The virtue of the Condorcet method is its ability to eliminate the
pressure on voters to vote to defeat the least desirable candidate
rather than reveal their true preferences, by allowing voters to rank
the candidates (like Instant Runoff Voting) and by refusing to
eliminate the candidate with the least first choices (unlike Instant
Runoff Voting).

That Ralph Nader turned out to be the Condorcet Winner in 2000 shows
how unusual the 2000 election was, according to Bruce C. Burden:

*****   Two common methods are majority and plurality rule.  Majority
rule would have failed in 2000 because no candidate won 50% of the
popular vote.  And plurality rule would have elected Gore as he
clearly won the popular vote.  And neither majority nor plurality
rule is more natural than or superior to more complicated methods. .
. . [T]he Founders chose to create the Electoral College to choose
presidents.

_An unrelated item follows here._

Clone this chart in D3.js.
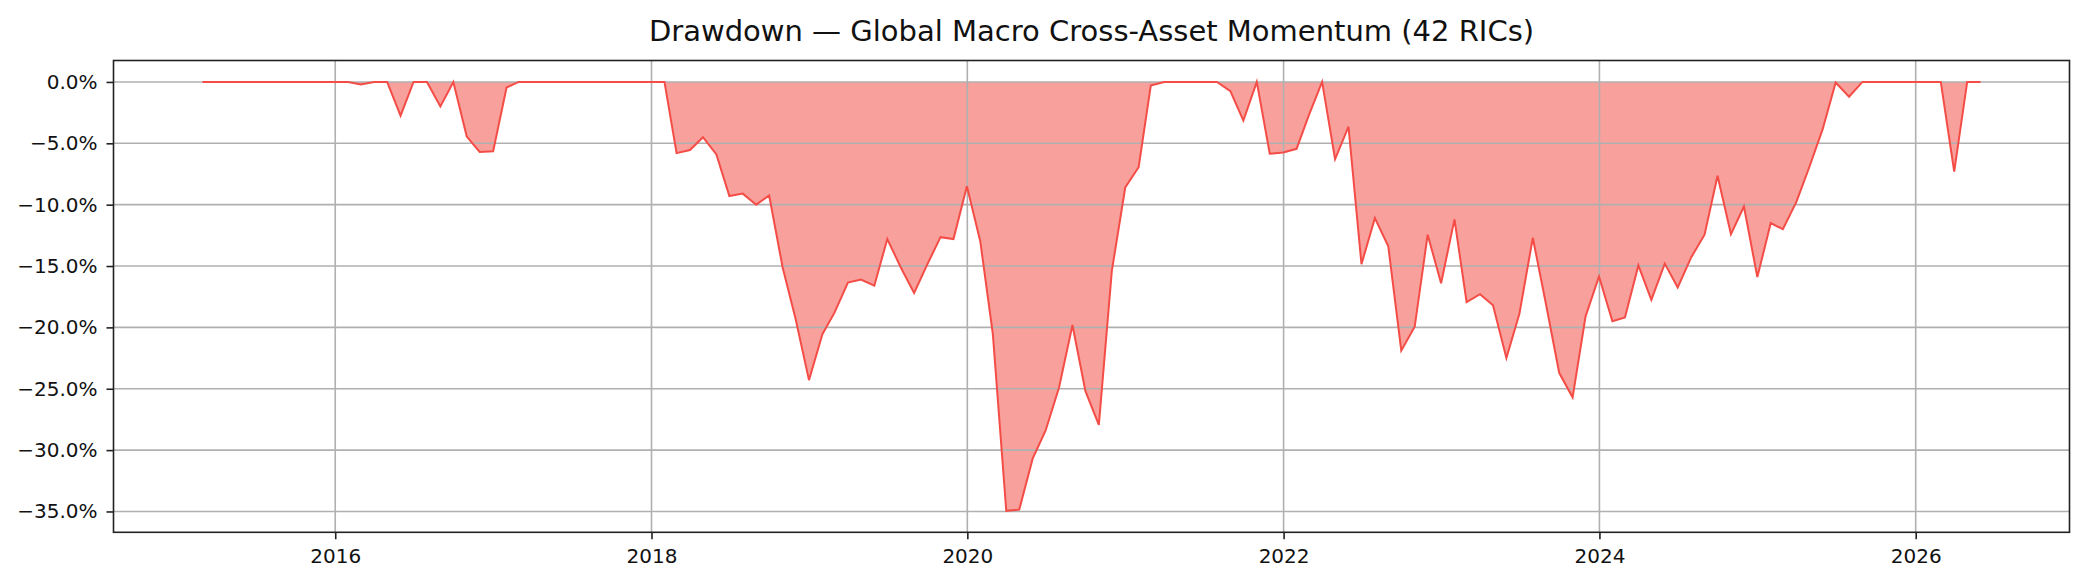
<!DOCTYPE html>
<html>
<head>
<meta charset="utf-8">
<script src="https://cdn.jsdelivr.net/npm/d3@7"></script>
<style>
  html, body { margin: 0; padding: 0; background: #fff; }
  svg { display: block; }
</style>
</head>
<body>
<div id="chart"></div>
<script>
// Monthly drawdown (%), month-end values. 2015 starts in February.
const startMonth2015 = 2;
const dd2015 = [0, 0, 0, 0, 0, 0, 0, 0, 0, 0, 0];
const dd2016 = [0, -0.2, 0, 0, -2.75, 0, 0, -2.0, 0, -4.45, -5.7, -5.65];
const dd2017 = [-0.45, 0, 0, 0, 0, 0, 0, 0, 0, 0, 0, 0];
const dd2018 = [0, -5.8, -5.55, -4.5, -5.9, -9.3, -9.1, -10.0, -9.25, -15.1, -19.3, -24.3];
const dd2019 = [-20.55, -18.8, -16.35, -16.1, -16.6, -12.8, -15.1, -17.2, -14.9, -12.65, -12.8, -8.5];
const dd2020 = [-13.0, -20.55, -34.95, -34.85, -30.7, -28.4, -24.9, -19.8, -25.2, -27.95, -15.4, -8.6];
const dd2021 = [-6.95, -0.3, 0, 0, 0, 0, 0, -0.75, -3.15, 0, -5.85, -5.75];
const dd2022 = [-5.45, -2.75, 0, -6.3, -3.65, -14.85, -11.1, -13.4, -21.9, -19.95, -12.45, -16.4];
const dd2023 = [-11.2, -17.95, -17.3, -18.2, -22.5, -18.9, -12.7, -18.2, -23.7, -25.7, -19.1, -15.85];
const dd2024 = [-19.5, -19.2, -14.95, -17.75, -14.8, -16.75, -14.3, -12.45, -7.65, -12.4, -10.15, -15.9];
const dd2025 = [-11.5, -12.0, -9.8, -6.95, -3.85, -0.05, -1.2, 0, 0, 0, 0, 0];
const dd2026 = [0, 0, -7.3, 0, 0];

const yearRows = [
    [2015, dd2015], [2016, dd2016], [2017, dd2017], [2018, dd2018],
    [2019, dd2019], [2020, dd2020], [2021, dd2021], [2022, dd2022],
    [2023, dd2023], [2024, dd2024], [2025, dd2025], [2026, dd2026]
];

const yTickValues = [0, -5, -10, -15, -20, -25, -30, -35];
const xTickYears = [2016, 2018, 2020, 2022, 2024, 2026];
const chartTitle = 'Drawdown \u2014 Global Macro Cross-Asset Momentum (42 RICs)';

// Build month-end points
const points = [];
yearRows.forEach(([year, vals]) => {
    const first = year === 2015 ? startMonth2015 : 1;
    vals.forEach((v, i) => {
        // day 0 of next month = last day of this month
        points.push({ date: new Date(Date.UTC(year, first + i, 0)), value: v });
    });
});

const width = 2085, height = 583;
const plotLeft = 113.5, plotRight = 2069.5, plotTop = 60.5, plotBottom = 532.3;

const svg = d3.select('#chart')
    .append('svg')
    .attr('width', width)
    .attr('height', height)
    .attr('font-family', "'DejaVu Sans', sans-serif");

// matplotlib-like 5% margins
const xExt = d3.extent(points, d => +d.date);
const xPad = (xExt[1] - xExt[0]) * 0.05;
const x = d3.scaleUtc()
    .domain([new Date(xExt[0] - xPad), new Date(xExt[1] + xPad)])
    .range([plotLeft, plotRight]);

const yMin = d3.min(points, d => d.value), yMax = d3.max(points, d => d.value);
const yPad = (yMax - yMin) * 0.05;
const y = d3.scaleLinear()
    .domain([yMin - yPad, yMax + yPad])
    .range([plotBottom, plotTop]);

const lineColor = '#f44d47';
const fillColor = '#f8a09b';

// Filled area
svg.append('path')
    .datum(points)
    .attr('d', d3.area().x(d => x(d.date)).y0(y(0)).y1(d => y(d.value)))
    .attr('fill', fillColor);

// Grid (drawn above fill, below the line)
const grid = svg.append('g').attr('stroke', '#b0b0b0').attr('stroke-width', 1.6);
yTickValues.forEach(v => {
    grid.append('line')
        .attr('x1', plotLeft).attr('x2', plotRight)
        .attr('y1', y(v)).attr('y2', y(v));
});
xTickYears.forEach(yr => {
    const xv = x(new Date(Date.UTC(yr, 0, 1)));
    grid.append('line')
        .attr('x1', xv).attr('x2', xv)
        .attr('y1', plotTop).attr('y2', plotBottom);
});

// Line
svg.append('path')
    .datum(points)
    .attr('d', d3.line().x(d => x(d.date)).y(d => y(d.value)))
    .attr('fill', 'none')
    .attr('stroke', lineColor)
    .attr('stroke-width', 2)
    .attr('stroke-linejoin', 'miter');

// Axes
const fmt = d3.format('.1f');
const yAxis = svg.append('g')
    .attr('transform', `translate(${plotLeft},0)`)
    .call(d3.axisLeft(y).tickValues(yTickValues).tickSize(7).tickPadding(9)
        .tickFormat(d => fmt(d) + '%'));

const xAxis = svg.append('g')
    .attr('transform', `translate(0,${plotBottom})`)
    .call(d3.axisBottom(x)
        .tickValues(xTickYears.map(yr => new Date(Date.UTC(yr, 0, 1))))
        .tickSize(7).tickPadding(9.5)
        .tickFormat(d3.utcFormat('%Y')));

[yAxis, xAxis].forEach(a => {
    a.select('.domain').remove();
    a.selectAll('line').attr('stroke', '#222').attr('stroke-width', 1.6);
    a.selectAll('text')
        .attr('font-family', "'DejaVu Sans', sans-serif")
        .attr('font-size', '20px')
        .attr('fill', '#111');
});

// Spines
svg.append('rect')
    .attr('x', plotLeft).attr('y', plotTop)
    .attr('width', plotRight - plotLeft).attr('height', plotBottom - plotTop)
    .attr('fill', 'none')
    .attr('stroke', '#222')
    .attr('stroke-width', 1.6);

// Title
svg.append('text')
    .attr('x', (plotLeft + plotRight) / 2)
    .attr('y', 41)
    .attr('text-anchor', 'middle')
    .attr('font-size', '29px')
    .attr('fill', '#111')
    .text(chartTitle);
</script>
</body>
</html>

Bush won the 2000 election because he won a majority of
electoral votes, after a serious of legal battles in Florida held him
over the 270 required for victory.  One might wonder whether this
rather unique method of election selected the same winner that other
aggregation schemes might or whether Bush's victory was idiosyncratic
to the particular set of institutions and events that put him into
office.

One of the most stringent methods of selecting a candidate was
proposed by the Marquis de Condorcet more than 200 years ago.  The
Condorcet criterion is a desirable method of choosing among multiple
candidates because it sets the threshold of victory high.  Condorcet
argued that a winning alternative ought to be capable of defeating
all other alternative in head-to-head comparisons.  That is, A should
be the victor only if she beats both B and C in paired situations. .
. .

National Election Study data from 2000 make it possible to conduct a
crude analysis of strategic voting.  I follow a long line of research
that uses rankings of the candidates on the traditional "feeling
thermometers" as estimates of the relative ordinal utilities each
person has for each candidate.  Thermometers are reasonable proxies
for respondents' utilities for the candidates and predict the vote
well (Abramson et al. 1992, 1995, 2000; Brams and Fishburn 1983;
Brams and Merrill 1994; Kiewiet 1979; Ordeshook and Zeng 1997;
Palfrey and Poole 1987; Weisberg and Grofman 1981).  Abramson and
colleagues (1995) show that the winners of the popular and electoral
vote in three notable third party elections -- 1968, 1980, and 1992
-- were all Condorcet winners.  That is, the Electoral College victor
also would have won using Condorcet's standard of beating each of the
other candidates in head-to-head comparisons.  Using their approach,
I have verified that Clinton was easily the Condorcet winner in 1996
as well.

It is reassuring that different voting schemes -- simple plurality
rule, the Electoral College, the Condorcet criterion, and perhaps
even approval voting -- all select the same candidate in each of the
last four elections with significant minor parties (Brams and
Fishburn 1983; Brams and Merrill 1994; Kiewiet 1979).  Indeed, it is
remarkable that every presidential election for which adequate survey
data exist seems to have chosen the Condorcet winner, regardless of
minor party showings.  This is satisfying in part because no voting
method is ideal and the Condorcet method appears to be one of the
most stringent as a Condorcet winner does not even exist in many
settings.

The 2000 election is not so tidy.  Not only did George W. Bush not
take the popular vote, but the data clearly show that he was not the
Condorcet winner either.  This is apparently the first time in the
survey era that this has happened.  Moreover, it is quite possible
that the winner of the popular vote -- Al Gore -- was also not the
Condorcet winner.  Examining the pre-election rankings, Nader beats
Buchanan (659-240), Gore (527-500), and Bush (562-491), thus making
him the Condorcet winner.3  Nearly every other method makes Gore the
winner.  Running through the list of voting methods that are commonly
discussed in textbooks on the subject (e.g., Shepsle and Bonchek
1997), Gore wins whether using a plurality runoff, sequential runoff,
Borda count, or approval voting.4  The 2000 election thus represents
a highly unusual event in modern U.S. politics as the Electoral
College and ensuing legal battles surrounding Florida are perhaps the
only method that would result in George W. Bush's election.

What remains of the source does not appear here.